Well, occupy that, motherf....
Perhaps thinking the Mayan's were right and it didn't really matter how they voted since the end of civilization is only a few months away anyhow, the people in France and Greece voted out the status quo and voted in chaos, or at least socialists, the same thing in the view of the Other People. Thus begins the European Spring. C'mon baby, let the good times roll... even if it's downhill.
In France, Francois Hollande defeated Nicolas Sarkozy to become the country's first socialist president in more than a decade. He beat him with a campaign that promised "change now," since Barack Obama had already proven there is no change you can believe in. He also won because many in France were outraged when Sarkozy let German Chancellor Angela Merkel lead when they danced together at the last G8 conference.
"Austerity can no longer be inevitable!" Hollande exclaimed, only in French, to jubilant followers who had grown tired of persistent European Union demands they actually work for a living and cut their annual holiday allotment down to five weeks from the current 52.
In a show of enthusiastic support, the global money whores increased France's borrowing costs and drove the euro to a three month low. This was taken as further evidence by Hollande's supporters that the game is rigged, and the world's bankers won't really be happy until they've reduced everyone except themselves to slaves.

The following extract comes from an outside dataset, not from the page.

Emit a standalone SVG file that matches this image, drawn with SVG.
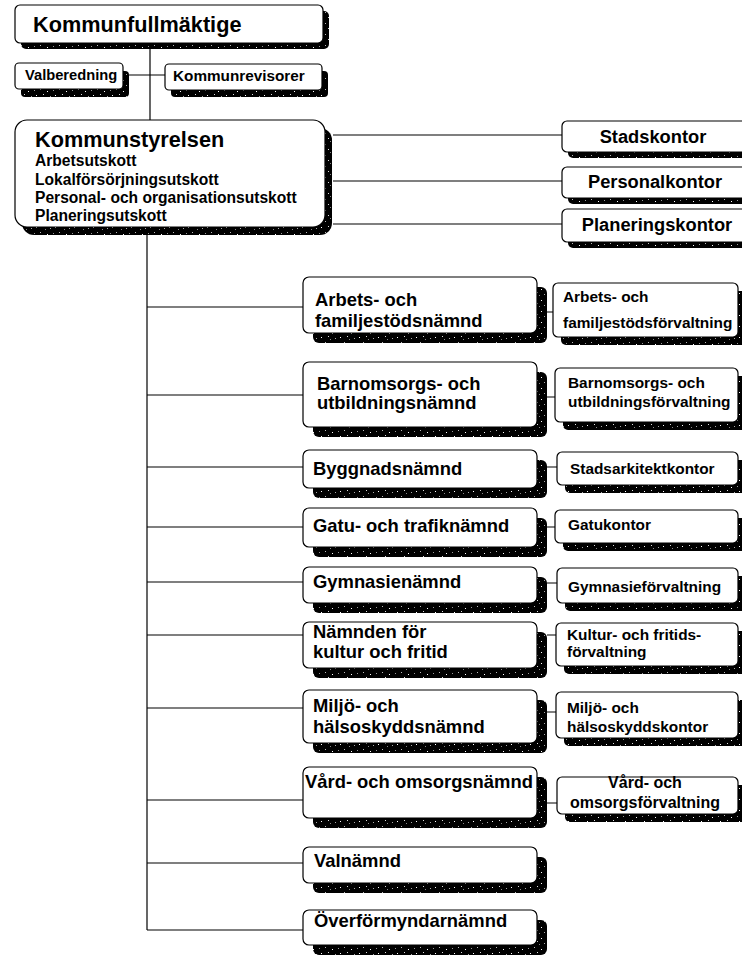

Not unexpectedly, in Greece the outcome of the election was considerably less clear. In Greece — perhaps because it was the birthplace of democracy; perhaps not — political power has been held by New Democracy, a centre-right party, and Pasok, a centre-left party. As in physics, the positively-charged proton party neutralized the negatively-charged neutron party, resulting in an inert element known as business as usual, generally described by Greeks on the street with a shrug of the shoulders and a drag on a cigarette.